Untuk menciptakan lingkungan investasi yang Kondusif ,kerja sama (KKS) yang sedang berjalan sebaiknya dihormati (contract sanctity) dan mengkaji ulang (review) Peraturan Pemerintah (PP) Nomor 79 Tahun 2010 mengenai Biaya Operasional yang Dapat Dikembalikan dan Perlakuan Pajak Penghasilan di Sektor Hulu Minyak dan Gas.
"IPA berpendapat bahwa PP 79/ 2010 dapat berdampak negatif bagi iklim investasi di industri migas Indonesia dan dapat mengurangi investasi sekitar 20% dan menyebabkan penurunan produksi hingga kurang lebih 150.000 barel per hari," kata Jim.
Selain itu, IPA juga berharap peraturan-peraturan pelaksanaan dari Undang-Undang Nomor 22/2001 tentang Minyak dan Gas (UU Migas) yang dapat menciptakan iklim investasi yang kondusif dan stabil. "IPA percaya bahwa UU Migas yang ada relatif cukup berhasil dan memberikan manfaat bagi pemerintah dan hanya memerlukan sedikit revisi," ujar dia.
IPA juga menyoroti kebijakan harga gas regional dan domestik yang saat ini dinilai belum kompetitif. Saat ini, terdapat kesenjangan yang signifikan antara harga gas domestik dan harga gas internasional, di mana harga LNG di Asia Pasifik sekitar US$ 15 per mmbtu, sedangkan harga gas domestik rata-rata sekitar US$ 2 hingga US$ 6 per mmbtu.
Di sisi lain, IPA juga meminta adanya kejelasan dan transparansi proses perpanjangan KKS. Hal itu untuk memberikan kerangka waktu yang diperlukan bagi KKS untuk merencanakan dan mengembangkan penemuan baru yang besar, terutama untuk proyek-proyek gas.
Incaran Investor
Di tempat yang sama, Wakil Presiders IPA Sammy Hamzah mengatakan,saat ini indonesia jadi incaran para investor duniakarena di nilai sebagai negara yang tahan terhadap krisis global.

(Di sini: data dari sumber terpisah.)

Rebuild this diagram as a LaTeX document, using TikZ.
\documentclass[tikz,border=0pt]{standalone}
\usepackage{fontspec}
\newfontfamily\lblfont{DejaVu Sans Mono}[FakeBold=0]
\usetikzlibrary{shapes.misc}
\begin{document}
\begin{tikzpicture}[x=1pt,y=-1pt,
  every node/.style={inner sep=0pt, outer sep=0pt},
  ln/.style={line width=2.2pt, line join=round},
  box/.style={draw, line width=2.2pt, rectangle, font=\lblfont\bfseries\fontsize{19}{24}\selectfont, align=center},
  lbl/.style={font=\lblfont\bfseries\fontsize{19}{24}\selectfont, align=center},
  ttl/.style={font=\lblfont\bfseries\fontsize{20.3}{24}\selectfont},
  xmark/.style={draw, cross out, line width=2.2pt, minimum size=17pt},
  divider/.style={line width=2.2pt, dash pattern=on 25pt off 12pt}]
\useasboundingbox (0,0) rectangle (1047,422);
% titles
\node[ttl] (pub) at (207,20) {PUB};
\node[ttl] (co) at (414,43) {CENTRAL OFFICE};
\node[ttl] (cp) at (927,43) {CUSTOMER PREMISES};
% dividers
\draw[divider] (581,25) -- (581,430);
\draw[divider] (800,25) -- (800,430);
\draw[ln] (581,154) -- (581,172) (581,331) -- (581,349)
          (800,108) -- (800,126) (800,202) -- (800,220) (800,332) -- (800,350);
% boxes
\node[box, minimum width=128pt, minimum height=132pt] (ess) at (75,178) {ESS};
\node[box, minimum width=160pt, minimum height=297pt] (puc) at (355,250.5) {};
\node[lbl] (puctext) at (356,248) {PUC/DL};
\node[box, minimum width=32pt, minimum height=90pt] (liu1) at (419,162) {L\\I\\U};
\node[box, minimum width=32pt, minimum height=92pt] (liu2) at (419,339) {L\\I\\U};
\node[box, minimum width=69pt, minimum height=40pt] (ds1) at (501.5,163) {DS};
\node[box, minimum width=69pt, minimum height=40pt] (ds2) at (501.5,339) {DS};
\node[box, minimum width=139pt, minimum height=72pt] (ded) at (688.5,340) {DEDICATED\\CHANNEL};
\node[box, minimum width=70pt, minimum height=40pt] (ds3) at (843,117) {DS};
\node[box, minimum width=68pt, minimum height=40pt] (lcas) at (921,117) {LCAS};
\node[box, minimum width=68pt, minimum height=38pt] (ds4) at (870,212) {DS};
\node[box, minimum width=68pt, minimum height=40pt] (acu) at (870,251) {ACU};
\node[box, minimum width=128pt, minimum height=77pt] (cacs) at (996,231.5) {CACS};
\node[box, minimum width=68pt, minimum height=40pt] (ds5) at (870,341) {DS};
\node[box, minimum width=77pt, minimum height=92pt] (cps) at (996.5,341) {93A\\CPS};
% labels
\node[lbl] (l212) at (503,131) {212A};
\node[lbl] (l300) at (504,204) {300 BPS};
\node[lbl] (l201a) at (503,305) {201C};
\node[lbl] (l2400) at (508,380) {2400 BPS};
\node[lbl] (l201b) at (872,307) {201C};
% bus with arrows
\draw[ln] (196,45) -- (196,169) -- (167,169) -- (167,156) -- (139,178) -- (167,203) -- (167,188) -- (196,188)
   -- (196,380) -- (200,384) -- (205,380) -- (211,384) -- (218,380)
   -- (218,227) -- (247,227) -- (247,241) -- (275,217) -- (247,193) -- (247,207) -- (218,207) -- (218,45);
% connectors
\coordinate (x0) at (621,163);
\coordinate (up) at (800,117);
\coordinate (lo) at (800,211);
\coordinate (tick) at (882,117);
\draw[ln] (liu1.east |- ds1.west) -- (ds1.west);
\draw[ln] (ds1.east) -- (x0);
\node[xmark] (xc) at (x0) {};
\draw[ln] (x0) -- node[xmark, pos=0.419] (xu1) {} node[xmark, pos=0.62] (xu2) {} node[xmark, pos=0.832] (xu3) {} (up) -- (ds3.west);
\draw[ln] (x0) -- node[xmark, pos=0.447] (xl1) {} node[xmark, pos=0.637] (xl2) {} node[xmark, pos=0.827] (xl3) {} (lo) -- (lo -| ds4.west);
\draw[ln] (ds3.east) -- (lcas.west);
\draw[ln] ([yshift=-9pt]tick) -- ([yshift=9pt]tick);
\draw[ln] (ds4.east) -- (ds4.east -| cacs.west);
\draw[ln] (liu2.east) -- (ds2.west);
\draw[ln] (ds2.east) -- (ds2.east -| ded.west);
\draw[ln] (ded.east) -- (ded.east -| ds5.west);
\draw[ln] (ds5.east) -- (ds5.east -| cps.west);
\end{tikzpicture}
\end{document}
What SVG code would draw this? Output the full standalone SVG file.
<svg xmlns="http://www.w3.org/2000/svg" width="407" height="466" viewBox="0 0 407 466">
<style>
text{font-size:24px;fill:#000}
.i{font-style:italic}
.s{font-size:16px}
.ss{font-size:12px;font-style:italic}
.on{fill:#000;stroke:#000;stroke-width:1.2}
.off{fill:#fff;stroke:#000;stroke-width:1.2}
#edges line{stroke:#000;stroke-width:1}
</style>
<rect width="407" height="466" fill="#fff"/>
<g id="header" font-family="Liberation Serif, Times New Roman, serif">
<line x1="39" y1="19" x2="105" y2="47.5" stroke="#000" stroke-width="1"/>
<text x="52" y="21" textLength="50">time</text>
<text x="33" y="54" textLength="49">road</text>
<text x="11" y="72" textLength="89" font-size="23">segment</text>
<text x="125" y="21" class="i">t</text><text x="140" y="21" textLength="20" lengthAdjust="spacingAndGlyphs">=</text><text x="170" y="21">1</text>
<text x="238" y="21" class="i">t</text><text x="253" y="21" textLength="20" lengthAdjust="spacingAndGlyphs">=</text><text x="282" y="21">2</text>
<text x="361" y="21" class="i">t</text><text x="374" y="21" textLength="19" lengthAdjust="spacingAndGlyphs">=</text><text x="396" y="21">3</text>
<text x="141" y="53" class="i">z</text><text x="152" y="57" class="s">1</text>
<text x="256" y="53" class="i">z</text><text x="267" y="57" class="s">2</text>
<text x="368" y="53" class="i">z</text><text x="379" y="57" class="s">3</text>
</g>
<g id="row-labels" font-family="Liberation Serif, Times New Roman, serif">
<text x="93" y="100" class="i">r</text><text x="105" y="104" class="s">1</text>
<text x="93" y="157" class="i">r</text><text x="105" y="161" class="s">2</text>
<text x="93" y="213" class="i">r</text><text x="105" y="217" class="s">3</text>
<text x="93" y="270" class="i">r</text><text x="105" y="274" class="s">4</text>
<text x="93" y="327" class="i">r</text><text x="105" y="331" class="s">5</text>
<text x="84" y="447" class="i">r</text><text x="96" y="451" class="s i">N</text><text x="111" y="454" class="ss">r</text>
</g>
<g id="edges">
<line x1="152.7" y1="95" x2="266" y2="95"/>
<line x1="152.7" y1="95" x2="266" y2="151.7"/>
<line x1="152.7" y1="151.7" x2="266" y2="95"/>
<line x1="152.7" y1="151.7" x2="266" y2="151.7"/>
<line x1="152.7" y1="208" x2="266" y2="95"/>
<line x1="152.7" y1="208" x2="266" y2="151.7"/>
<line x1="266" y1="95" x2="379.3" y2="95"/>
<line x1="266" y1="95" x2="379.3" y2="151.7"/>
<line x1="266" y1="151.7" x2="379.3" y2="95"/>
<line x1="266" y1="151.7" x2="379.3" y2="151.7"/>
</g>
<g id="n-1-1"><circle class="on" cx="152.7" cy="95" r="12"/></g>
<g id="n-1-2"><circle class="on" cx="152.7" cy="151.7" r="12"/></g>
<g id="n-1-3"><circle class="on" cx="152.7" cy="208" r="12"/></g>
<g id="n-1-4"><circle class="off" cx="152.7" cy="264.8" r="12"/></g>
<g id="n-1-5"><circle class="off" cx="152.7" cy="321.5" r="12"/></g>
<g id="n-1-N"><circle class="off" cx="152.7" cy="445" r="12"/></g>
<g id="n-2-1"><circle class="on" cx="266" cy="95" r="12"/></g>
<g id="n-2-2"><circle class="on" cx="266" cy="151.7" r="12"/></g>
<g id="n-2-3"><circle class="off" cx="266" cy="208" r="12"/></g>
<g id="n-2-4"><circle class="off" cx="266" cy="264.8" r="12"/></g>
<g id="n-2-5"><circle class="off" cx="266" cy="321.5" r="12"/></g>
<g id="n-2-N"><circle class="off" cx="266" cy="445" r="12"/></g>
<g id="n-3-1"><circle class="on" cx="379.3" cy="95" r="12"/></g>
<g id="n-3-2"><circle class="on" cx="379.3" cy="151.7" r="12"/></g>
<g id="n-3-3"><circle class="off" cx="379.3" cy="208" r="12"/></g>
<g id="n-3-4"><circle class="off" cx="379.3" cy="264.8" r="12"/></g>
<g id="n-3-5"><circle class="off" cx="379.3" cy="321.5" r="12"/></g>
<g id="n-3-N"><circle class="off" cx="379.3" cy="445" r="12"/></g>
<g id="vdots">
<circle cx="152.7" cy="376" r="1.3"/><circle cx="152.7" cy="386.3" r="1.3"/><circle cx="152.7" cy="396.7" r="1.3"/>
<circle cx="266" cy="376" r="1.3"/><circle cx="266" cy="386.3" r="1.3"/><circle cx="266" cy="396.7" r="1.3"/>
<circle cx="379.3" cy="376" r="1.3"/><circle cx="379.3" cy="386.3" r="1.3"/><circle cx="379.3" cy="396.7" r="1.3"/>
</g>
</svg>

Indonesia dapat mempertahankan pertumbuhan ekonomi di atas 5% di tengah hantaman krisis global.
"Namun, masalahnya apakah industri migas dapat memanfaatkan situasi ekonomi Indonesia yang bagus itu untuk meningkatkan investasinya," tanya dia.
Dia mengatakan, dalam dua tahun terakhir kondisi investasi migas Indonesia sangat mengkhawatirkan, tren investasi untuk ekplorasi migas terus turun. "Replacement ratio kita sekarang di bawah 1%. Artinya; produksi migas lebih besar dari eksplorasi," tambah dia.
Menurut Sammy, untuk mendorong investasi untuk kegiatan eksplorasi, pemerintah perlu memberikan insentif kepada industri migas dan merevisi PP 79/2010 karena hal ini terkait dengan kontrak-kontrak yang sudah diteken.
Di sisi lain, dia tidak berharap kegiatan eksplorasi akan turun lagi setelah UU Nomor 22/2001 diamendemen. Karena itu, dia meminta pemerintah perlu melakukan konsultasi secara baik dengan melibatkan IPA dalam proses amendemen UU 22/2001.